Dans le droit fil d’une tradition française un peu oubliée (Desproges, Devos…), Yves Cusset fait rire sans familiarités. Derrière les jeux de mots, les changements de voix et les grimaces de Clown, et par-delà les dérivés canins des questions sur l’existence, c’est un véritable cours de philosophie que livre le comédien. Diogène, Kant, Wittgenstein, et aussi Jacques Brel sont mobilisés pour résoudre l’énigme insupportable de l’existence. Il est bien agréable de rire de la mort, aussi bien que de l’amour et de voir des grandes figures hiératiques moquées et mimées avec tendresse. Le meilleur est pour la fin : l’on ressort du spectacle la tête pleine de questions, mais également armés d’humour pour se défendre du lourd poids de l’existence. Qui a dit que légèreté et philosophie ne pouvaient cohabiter en tempête sous un même crâne ?
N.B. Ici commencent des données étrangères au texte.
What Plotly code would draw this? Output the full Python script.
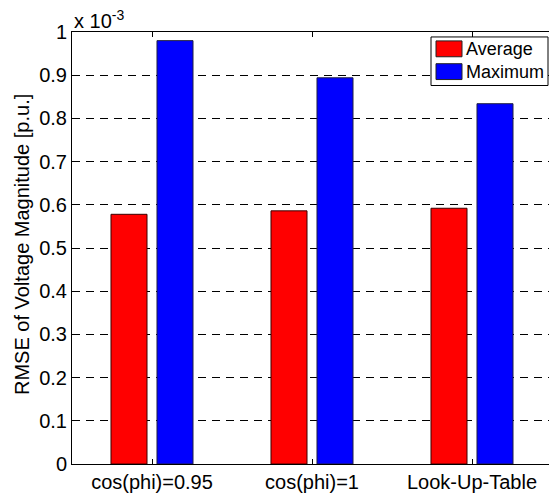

Le texte de « Rien ne sert d’exister » est disponible aux éditions « Le jardin d’essai », avec un autre « solo philosophique juste pour rire » d’Yves Cusset, « Le remplaçant ».

« Rien ne sert d’exister », jusqu’au 29 novembre, Yves Cusset et la compagnie Un jour J’irai, Théâtre de Ménilmontant, 15, rue du retrait, Paris 20e, m° Gambetta, jeu-sam 19h30, dim, 16h, 12 à 18 euros. Durée du spectacle : 1h15.